▶ **Plotting code records**
--------------------------------

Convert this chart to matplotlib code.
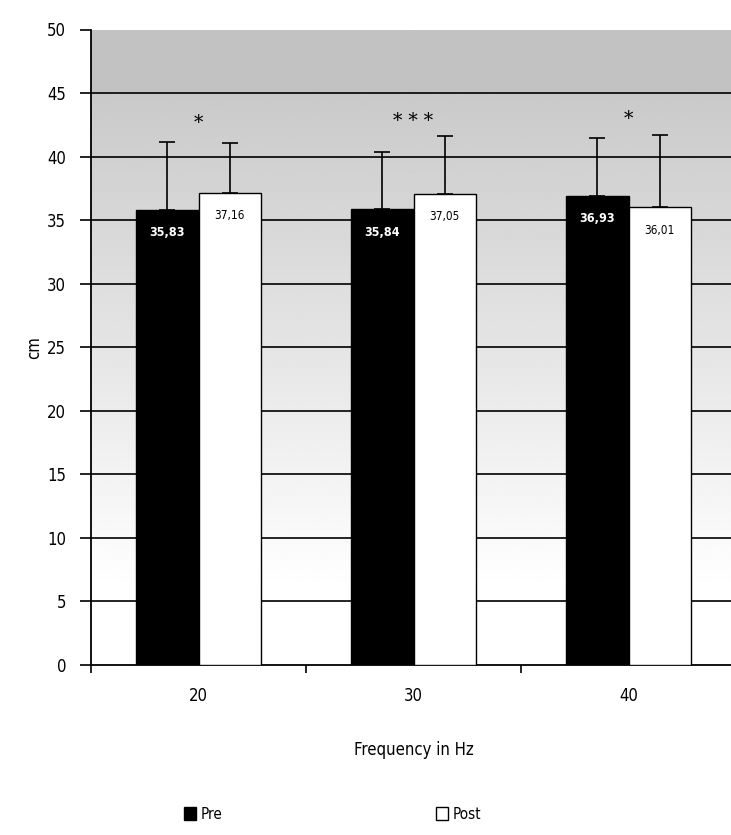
import numpy as np
import matplotlib
matplotlib.use("Agg")
import matplotlib.pyplot as plt
from matplotlib.patches import Patch

categories = ["20", "30", "40"]
pre = [35.83, 35.84, 36.93]
post = [37.16, 37.05, 36.01]
pre_err = [5.3, 4.5, 4.5]
post_err = [3.9, 4.6, 5.7]
pre_labels = ["35,83", "35,84", "36,93"]
post_labels = ["37,16", "37,05", "36,01"]
stars = ["*", "* * *", "*"]
star_y = [42.6, 42.8, 42.9]

plt.rcParams['font.family'] = ['DejaVu Sans']
plt.rcParams['font.stretch'] = 'condensed'

fig = plt.figure(figsize=(7.31, 8.35), dpi=100)
W, H = 731, 835
ax = fig.add_axes([91 / W, (H - 665) / H, 645 / W, 635.5 / H])

# background gradient
yy = np.linspace(0, 50, 400)
g = np.where(yy >= 45, 0.76, np.clip(1.0 - (yy - 6) / 39 * 0.21, 0.79, 1.0))
img = np.repeat(g[:, None], 2, axis=1)
ax.imshow(img, extent=[-0.5, 2.5, 0, 50], origin='lower', aspect='auto',
          cmap='gray', vmin=0, vmax=1, zorder=0, interpolation='bilinear')

for yv in range(5, 50, 5):
    ax.axhline(yv, color='black', lw=1.2, zorder=1)

x = np.arange(len(categories))
w = 0.29
ax.bar(x - w / 2, pre, w, color='black', edgecolor='black', lw=1, zorder=3, label='Pre')
ax.bar(x + w / 2, post, w, color='white', edgecolor='black', lw=1, zorder=3, label='Post')
ax.errorbar(x - w / 2, pre, yerr=[np.zeros(3), pre_err], fmt='none', ecolor='black',
            elinewidth=1.2, capsize=6, capthick=1.2, zorder=2)
ax.errorbar(x + w / 2, post, yerr=[np.zeros(3), post_err], fmt='none', ecolor='black',
            elinewidth=1.2, capsize=6, capthick=1.2, zorder=2)

for i in range(3):
    ax.text(x[i] - w / 2, pre[i] - 1.8, pre_labels[i], color='white', ha='center',
            va='center', fontsize=9, fontweight='bold', zorder=4)
    ax.text(x[i] + w / 2, post[i] - 1.8, post_labels[i], color='black', ha='center',
            va='center', fontsize=8.5, zorder=4)
    ax.text(x[i], star_y[i], stars[i], ha='center', va='center', fontsize=15,
            family='DejaVu Serif', zorder=4)

ax.set_xlim(-0.5, 2.5)
ax.set_ylim(0, 50)
ax.set_yticks(range(0, 51, 5))
ax.set_xticks(x)
ax.set_xticklabels(categories)
ax.set_xticks([-0.5, 0.5, 1.5], minor=True)
ax.tick_params(axis='x', which='major', length=0, pad=16, labelsize=12)
ax.tick_params(axis='x', which='minor', length=6, width=1.2, direction='out')
ax.tick_params(axis='y', length=8, width=1.2, direction='out', labelsize=12, pad=10)
for s in ['top', 'right']:
    ax.spines[s].set_visible(False)
for s in ['left', 'bottom']:
    ax.spines[s].set_linewidth(1.3)
ax.set_ylabel('cm', fontsize=12, labelpad=14)
ax.yaxis.set_label_coords(-0.075, 0.5)
ax.set_xlabel('Frequency in Hz', fontsize=12, labelpad=26)

fig.legend(handles=[Patch(facecolor='black', edgecolor='black'),
                    Patch(facecolor='white', edgecolor='black')],
           labels=['Pre', 'Post'], ncol=2, frameon=False, loc='center',
           bbox_to_anchor=(0.455, 0.025), fontsize=11, columnspacing=14,
           handlelength=0.8, handleheight=1.0, handletextpad=0.3)

fig.savefig('out.png', dpi=100)
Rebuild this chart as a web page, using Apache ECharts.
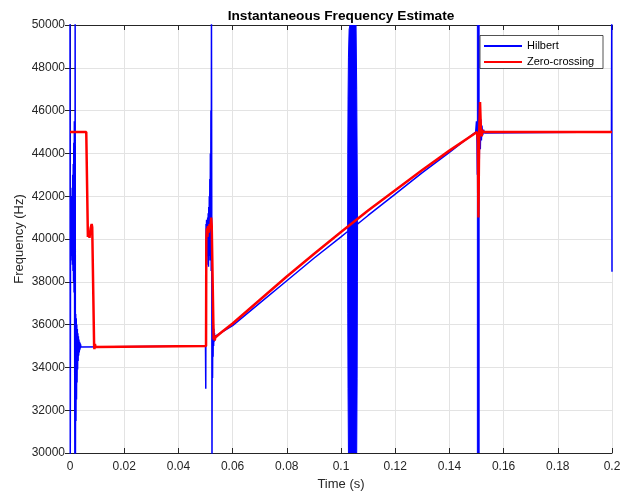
<!DOCTYPE html>
<html>
<head>
<meta charset="utf-8">
<script src="https://cdn.jsdelivr.net/npm/echarts@6/dist/echarts.min.js"></script>
<style>
  html, body { margin: 0; padding: 0; background: #fff; }
  #chart { width: 621px; height: 493px; }
</style>
</head>
<body>
<div id="chart"></div>
<script>
// Hilbert-transform estimate, [time s, frequency Hz]
const hilbertStartup = [
  [0, 50500], [0.0001, 29500], [0.0002, 41500], [0.0003, 39000], [0.0004, 42000],
  [0.0005, 39500], [0.0006, 41800], [0.0007, 39200], [0.0008, 42400], [0.0009, 38800],
  [0.0010, 43000], [0.0011, 38500], [0.0012, 43500], [0.0013, 38000], [0.0014, 44500],
  [0.0015, 37500], [0.0016, 45500], [0.0017, 36800], [0.0018, 29500], [0.0019, 50500],
  [0.0020, 29500], [0.0021, 36500], [0.0022, 31500], [0.0023, 36300], [0.0024, 32500],
  [0.0025, 36000], [0.0026, 33300], [0.0027, 35800], [0.0028, 33900], [0.0029, 35600],
  [0.0030, 34300], [0.0031, 35450], [0.0032, 34550], [0.0033, 35300], [0.0034, 34700],
  [0.0035, 35200], [0.0036, 34800], [0.0037, 35150], [0.0038, 34880], [0.0039, 35080],
  [0.0040, 34950], [0.0042, 35030], [0.0044, 35000], [0.0500, 35000]
];
const hilbertStep1 = [
  [0.0501, 33000], [0.0502, 40700], [0.0503, 40000], [0.0504, 40900], [0.0505, 39600],
  [0.0506, 40800], [0.0507, 39200], [0.0508, 41000], [0.0509, 38800], [0.0510, 41200],
  [0.0511, 38700], [0.0512, 41500], [0.0513, 39000], [0.0514, 42000], [0.0515, 39200],
  [0.0516, 42800], [0.0517, 39500], [0.0518, 44000], [0.0519, 39000], [0.0520, 46000],
  [0.0521, 38500], [0.0522, 50500], [0.0523, 42000], [0.0524, 29500], [0.0525, 37000],
  [0.0526, 33500], [0.0527, 36500], [0.0528, 34500], [0.0529, 36000], [0.0530, 35000],
  [0.0531, 35800], [0.0532, 35200], [0.0533, 35600], [0.0534, 35350], [0.0535, 35450]
];
const hilbertRampA = [
  [0.06, 35950], [0.07, 37000], [0.08, 38050], [0.09, 39100], [0.10, 40100], [0.10245, 40350]
];
const hilbertRampB = [
  [0.10612, 40700], [0.11, 41100], [0.12, 42100], [0.13, 43100], [0.14, 44050],
  [0.1497, 45000], [0.1500, 45500], [0.1502, 44500], [0.15032, 43000]
];
const hilbertTail = [
  [0.15098, 43000], [0.1512, 46000], [0.1514, 44200], [0.1516, 45600], [0.1518, 44600],
  [0.1520, 45300], [0.1523, 44850], [0.1526, 45100], [0.1530, 44950], [0.1535, 45000],
  [0.1998, 45000], [0.1999, 50500], [0.2, 38470]
];

// Envelopes of the fast oscillations, [time s, lowest Hz, highest Hz]
const hilbertBurstEnvelope = [
  [0.10245, 40250, 40450], [0.10250, 36500, 44000], [0.10260, 33000, 46500],
  [0.10275, 30000, 48500], [0.10300, 30000, 49800], [0.10330, 30000, 50000],
  [0.10555, 30000, 50000], [0.10580, 30000, 47000], [0.10595, 33500, 44000],
  [0.10605, 38000, 42000], [0.10612, 40650, 40750]
];
const hilbertSpikeEnvelope = [
  [0.15032, 30000, 50000], [0.15098, 30000, 50000]
];

// Zero-crossing estimate, [time s, frequency Hz]
const zeroStartup = [
  [0, 45000], [0.0060, 45000], [0.0066, 40100], [0.0069, 40300], [0.0072, 40050],
  [0.0076, 40500], [0.0080, 40700], [0.0082, 40550], [0.0089, 35000], [0.0090, 34850],
  [0.0092, 35100], [0.0094, 34950], [0.0096, 35000], [0.0502, 35000]
];
const zeroStep1 = [
  [0.0503, 40000], [0.0505, 40500], [0.0507, 40100], [0.0509, 40600], [0.0512, 40300],
  [0.0515, 40700], [0.0518, 40500], [0.0521, 41000], [0.0523, 40600], [0.0530, 35300],
  [0.0532, 35500], [0.0534, 35250], [0.0536, 35400]
];
const zeroChirp = [
  [0.056, 35650], [0.06, 36050], [0.07, 37150], [0.08, 38250], [0.09, 39300],
  [0.10, 40330], [0.11, 41330], [0.12, 42280], [0.13, 43220], [0.14, 44130], [0.1502, 45000]
];
const zeroStep2 = [
  [0.1505, 44600], [0.1507, 41000], [0.1510, 45000], [0.1513, 46400], [0.1516, 45200],
  [0.1519, 44800], [0.1521, 45100], [0.1524, 45000], [0.2, 45000]
];

const seriesNames = ['Hilbert', 'Zero-crossing'];
const chartTitle = 'Instantaneous Frequency Estimate';
const xName = 'Time (s)';
const yName = 'Frequency (Hz)';

// The line breaks where the oscillation envelopes are filled in.
const gap = (t) => [[t, null]];
const hilbertData = [].concat(
  hilbertStartup, hilbertStep1, hilbertRampA, gap(0.1043),
  hilbertRampB, gap(0.1506), hilbertTail
);
const hilbertEnvelopes = [hilbertBurstEnvelope, hilbertSpikeEnvelope];
const zeroData = [].concat(zeroStartup, zeroStep1, zeroChirp, zeroStep2);

const blue = '#0000ff';
const red = '#ff0000';
const axisColor = '#262626';
const gridColor = '#e3e3e3';
const font = '"Liberation Sans", Arial, Helvetica, sans-serif';

const chart = echarts.init(document.getElementById('chart'), null, { renderer: 'canvas' });

const xBase = {
  type: 'value', min: 0, max: 0.2, interval: 0.02,
  axisLine: { show: true, lineStyle: { color: axisColor, width: 1 } },
  axisTick: { show: true, inside: true, length: 5, lineStyle: { color: axisColor } },
  splitLine: { show: false }
};
const yBase = {
  type: 'value', min: 30000, max: 50000, interval: 2000,
  axisLine: { show: true, lineStyle: { color: axisColor, width: 1 } },
  axisTick: { show: true, inside: true, length: 5, lineStyle: { color: axisColor } },
  splitLine: { show: false }
};

chart.setOption({
  animation: false,
  backgroundColor: '#fff',
  textStyle: { fontFamily: font },
  title: {
    text: chartTitle,
    left: 341, top: 9, textAlign: 'center', padding: 0,
    textStyle: { fontFamily: font, fontSize: 13.7, fontWeight: 'bold', color: '#000' }
  },
  grid: { left: 70, top: 25, width: 542, height: 428, containLabel: false, outerBoundsMode: 'none' },
  legend: {
    data: seriesNames,
    orient: 'vertical',
    left: 484, top: 40, padding: 0,
    itemWidth: 38, itemHeight: 2, itemGap: 4,
    icon: 'rect',
    textStyle: { fontFamily: font, fontSize: 11, color: '#000', lineHeight: 12 },
    z: 12
  },
  graphic: [{
    type: 'rect', z: 11,
    shape: { x: 480, y: 35.5, width: 123, height: 33 },
    style: { fill: '#fff', stroke: axisColor, lineWidth: 0.8 }
  }],
  xAxis: [
    Object.assign({}, xBase, {
      position: 'bottom',
      name: xName, nameLocation: 'middle', nameGap: 25, nameMoveOverlap: false,
      nameTextStyle: { fontFamily: font, fontSize: 13, color: axisColor },
      axisLabel: {
        fontFamily: font, fontSize: 12, color: axisColor, margin: 8,
        formatter: v => String(Math.round(v * 100) / 100)
      },
      splitLine: { show: true, lineStyle: { color: gridColor, width: 1 } }
    }),
    Object.assign({}, xBase, { position: 'top', axisLabel: { show: false } })
  ],
  yAxis: [
    Object.assign({}, yBase, {
      position: 'left',
      name: yName, nameLocation: 'middle', nameGap: 44, nameMoveOverlap: false,
      nameTextStyle: { fontFamily: font, fontSize: 13, color: axisColor },
      axisLabel: {
        fontFamily: font, fontSize: 12, color: axisColor, margin: 5,
        formatter: v => String(v)
      },
      splitLine: { show: true, lineStyle: { color: gridColor, width: 1 } }
    }),
    Object.assign({}, yBase, { position: 'right', axisLabel: { show: false } })
  ],
  series: [
    {
      name: seriesNames[0], type: 'line', data: hilbertData,
      xAxisIndex: 0, yAxisIndex: 0, connectNulls: false,
      showSymbol: false, symbol: 'none', clip: true,
      color: blue,
      lineStyle: { color: blue, width: 1.5 },
      z: 3
    },
    {
      // filled envelopes of the dense Hilbert oscillations
      name: seriesNames[0], type: 'custom',
      xAxisIndex: 0, yAxisIndex: 0, clip: true,
      data: hilbertEnvelopes.map((env, i) => [env[0][0], env[0][1], i]),
      encode: { x: 0, y: 1 },
      color: blue,
      renderItem: (params, api) => {
        const env = hilbertEnvelopes[params.dataIndex];
        const upper = env.map(p => api.coord([p[0], p[2]]));
        const lower = env.slice().reverse().map(p => api.coord([p[0], p[1]]));
        return {
          type: 'polygon',
          shape: { points: upper.concat(lower) },
          style: { fill: blue, stroke: blue, lineWidth: 1 }
        };
      },
      z: 3
    },
    {
      name: seriesNames[1], type: 'line', data: zeroData,
      xAxisIndex: 0, yAxisIndex: 0,
      showSymbol: false, symbol: 'none', clip: true,
      color: red,
      lineStyle: { color: red, width: 2.5 },
      z: 4
    }
  ]
});
</script>
</body>
</html>
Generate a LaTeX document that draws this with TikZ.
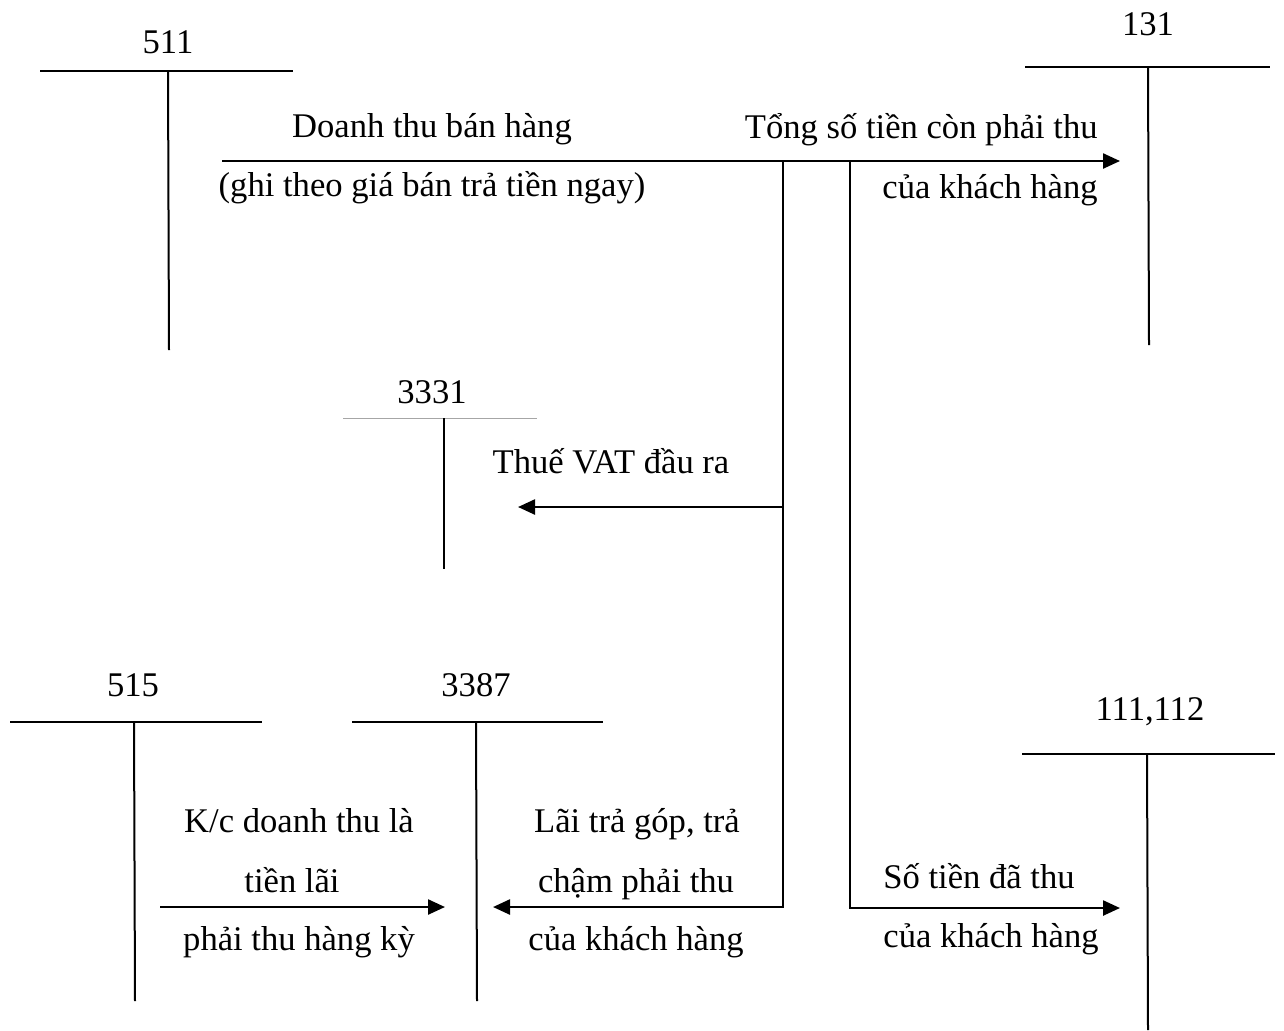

--------------------------------

▶ **TASK OBJECTIVE**
Lines of the material that contain the word "this" are to be gathered.

▶ **FULL OUTPUT**
Convert this chart to matplotlib code.
Rebuild this chart as a web page, using Apache ECharts.
Generate a LaTeX document that draws this with TikZ.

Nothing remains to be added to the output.